## Data provided

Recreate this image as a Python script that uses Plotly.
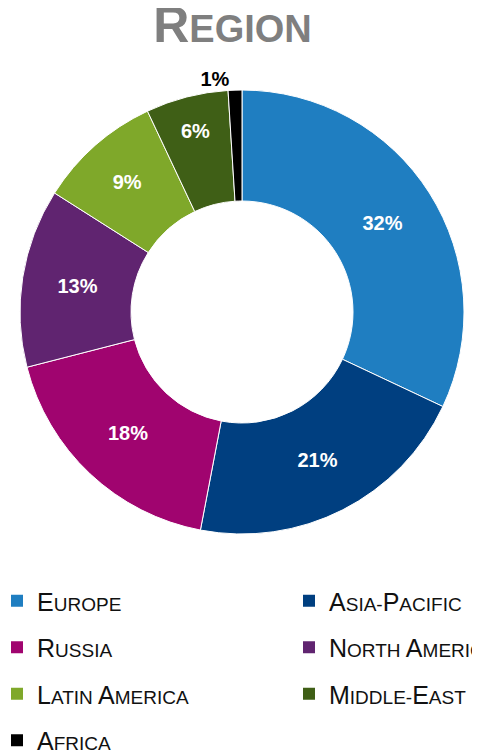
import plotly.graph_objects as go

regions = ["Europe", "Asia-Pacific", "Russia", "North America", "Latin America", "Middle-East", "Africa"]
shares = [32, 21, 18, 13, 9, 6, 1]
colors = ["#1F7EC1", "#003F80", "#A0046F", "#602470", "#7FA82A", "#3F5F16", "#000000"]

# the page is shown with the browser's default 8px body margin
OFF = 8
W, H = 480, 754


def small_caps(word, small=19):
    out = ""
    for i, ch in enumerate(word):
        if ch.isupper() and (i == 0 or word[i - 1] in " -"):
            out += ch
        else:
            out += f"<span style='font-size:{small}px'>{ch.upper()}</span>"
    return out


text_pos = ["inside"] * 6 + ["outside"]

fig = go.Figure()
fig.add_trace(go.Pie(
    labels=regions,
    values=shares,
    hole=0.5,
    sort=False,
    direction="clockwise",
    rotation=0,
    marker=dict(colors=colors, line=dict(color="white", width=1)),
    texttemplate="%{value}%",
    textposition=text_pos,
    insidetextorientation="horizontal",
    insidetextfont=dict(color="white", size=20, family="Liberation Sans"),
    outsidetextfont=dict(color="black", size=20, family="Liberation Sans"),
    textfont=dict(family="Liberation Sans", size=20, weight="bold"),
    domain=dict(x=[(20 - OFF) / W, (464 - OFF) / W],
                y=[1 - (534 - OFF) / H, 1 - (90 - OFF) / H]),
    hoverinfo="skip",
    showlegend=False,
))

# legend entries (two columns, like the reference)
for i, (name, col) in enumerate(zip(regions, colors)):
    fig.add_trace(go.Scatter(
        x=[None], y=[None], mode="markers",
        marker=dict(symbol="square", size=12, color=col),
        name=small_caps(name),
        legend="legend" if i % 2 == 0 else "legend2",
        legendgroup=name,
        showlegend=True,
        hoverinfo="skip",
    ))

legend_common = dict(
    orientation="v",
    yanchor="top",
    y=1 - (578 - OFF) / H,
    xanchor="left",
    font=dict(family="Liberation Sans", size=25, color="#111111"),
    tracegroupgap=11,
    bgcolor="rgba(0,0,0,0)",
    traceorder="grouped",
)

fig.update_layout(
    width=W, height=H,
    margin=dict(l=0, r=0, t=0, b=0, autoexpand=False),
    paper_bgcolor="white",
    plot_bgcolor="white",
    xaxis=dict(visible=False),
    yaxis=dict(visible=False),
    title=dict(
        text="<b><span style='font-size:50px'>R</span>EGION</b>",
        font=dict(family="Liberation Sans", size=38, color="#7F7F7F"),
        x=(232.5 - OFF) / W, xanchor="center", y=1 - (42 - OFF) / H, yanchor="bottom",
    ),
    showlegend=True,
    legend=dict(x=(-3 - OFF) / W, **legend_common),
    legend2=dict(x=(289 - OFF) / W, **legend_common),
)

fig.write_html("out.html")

## What is expected
Copy every line of the data word for word, omitting the images.

## Response
Recreate this image as a Python script that uses Plotly.
import plotly.graph_objects as go

regions = ["Europe", "Asia-Pacific", "Russia", "North America", "Latin America", "Middle-East", "Africa"]
shares = [32, 21, 18, 13, 9, 6, 1]
colors = ["#1F7EC1", "#003F80", "#A0046F", "#602470", "#7FA82A", "#3F5F16", "#000000"]

# the page is shown with the browser's default 8px body margin
OFF = 8
W, H = 480, 754


def small_caps(word, small=19):
    out = ""
    for i, ch in enumerate(word):
        if ch.isupper() and (i == 0 or word[i - 1] in " -"):
            out += ch
        else:
            out += f"<span style='font-size:{small}px'>{ch.upper()}</span>"
    return out


text_pos = ["inside"] * 6 + ["outside"]

fig = go.Figure()
fig.add_trace(go.Pie(
    labels=regions,
    values=shares,
    hole=0.5,
    sort=False,
    direction="clockwise",
    rotation=0,
    marker=dict(colors=colors, line=dict(color="white", width=1)),
    texttemplate="%{value}%",
    textposition=text_pos,
    insidetextorientation="horizontal",
    insidetextfont=dict(color="white", size=20, family="Liberation Sans"),
    outsidetextfont=dict(color="black", size=20, family="Liberation Sans"),
    textfont=dict(family="Liberation Sans", size=20, weight="bold"),
    domain=dict(x=[(20 - OFF) / W, (464 - OFF) / W],
                y=[1 - (534 - OFF) / H, 1 - (90 - OFF) / H]),
    hoverinfo="skip",
    showlegend=False,
))

# legend entries (two columns, like the reference)
for i, (name, col) in enumerate(zip(regions, colors)):
    fig.add_trace(go.Scatter(
        x=[None], y=[None], mode="markers",
        marker=dict(symbol="square", size=12, color=col),
        name=small_caps(name),
        legend="legend" if i % 2 == 0 else "legend2",
        legendgroup=name,
        showlegend=True,
        hoverinfo="skip",
    ))

legend_common = dict(
    orientation="v",
    yanchor="top",
    y=1 - (578 - OFF) / H,
    xanchor="left",
    font=dict(family="Liberation Sans", size=25, color="#111111"),
    tracegroupgap=11,
    bgcolor="rgba(0,0,0,0)",
    traceorder="grouped",
)

fig.update_layout(
    width=W, height=H,
    margin=dict(l=0, r=0, t=0, b=0, autoexpand=False),
    paper_bgcolor="white",
    plot_bgcolor="white",
    xaxis=dict(visible=False),
    yaxis=dict(visible=False),
    title=dict(
        text="<b><span style='font-size:50px'>R</span>EGION</b>",
        font=dict(family="Liberation Sans", size=38, color="#7F7F7F"),
        x=(232.5 - OFF) / W, xanchor="center", y=1 - (42 - OFF) / H, yanchor="bottom",
    ),
    showlegend=True,
    legend=dict(x=(-3 - OFF) / W, **legend_common),
    legend2=dict(x=(289 - OFF) / W, **legend_common),
)

fig.write_html("out.html")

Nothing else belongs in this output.